Three weeks ago, in a comedy attempt to climb onto my bike and start cycling (something I clearly need more practice at), I bashed my coccyx. It’s still sore, so I’ve taken an unnatural interest in the word. First, I learnt how to spell it*. Then I found out it is triangular and bears a striking resemblance to a cuckoo’s beak. Apparently. I can only assume no other bird has a triangular beak quite the same. The Greeks obviously had the best sounding word for cuckoo (kokkyx) and so there we have it. If you’re interested, the plural is coccyges.

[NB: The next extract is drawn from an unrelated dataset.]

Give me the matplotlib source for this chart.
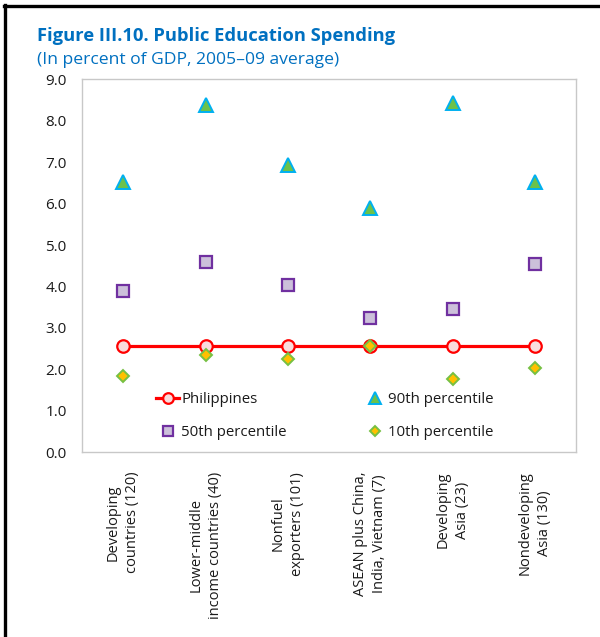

* Robert smugly said I should have known this already, for playing Scrabble with. I smugly pointed out how wrong he was. That is, until I remembered about the blanks. Still, it would still be a rare feat.

Drizzle and Mizzle

Something about language, but not Italian this time! Though it did come up during in conversation with some friends from my Italian class 🙂

Drizzle and mizzle are an interesting pair of words.

They mean practically the same thing, depending on your interpretation of the words ‘fine’ and ‘small’. This from my Chambers dictionary:

  • Drizzle, vi to rain in fine drops n a small light rain
  • Mizzle, vi to rain in small drops n fine rain

And they sound the same.

You might think they come from the same place or that one was just made up as a variation of the other. But they’re not. They come from completely different roots.

  • Drizzle [Frequentative of ME dresen, from OE dreosan to fall; Gothic driusan]
  • Mizzle [Cf LGer miseln mist]

I’m not an expert in etymology, but I can see that drizzle comes from Old / Middle English meaning fall, whereas mizzle comes from Low German meaning mist. Very interesting, isn’t it?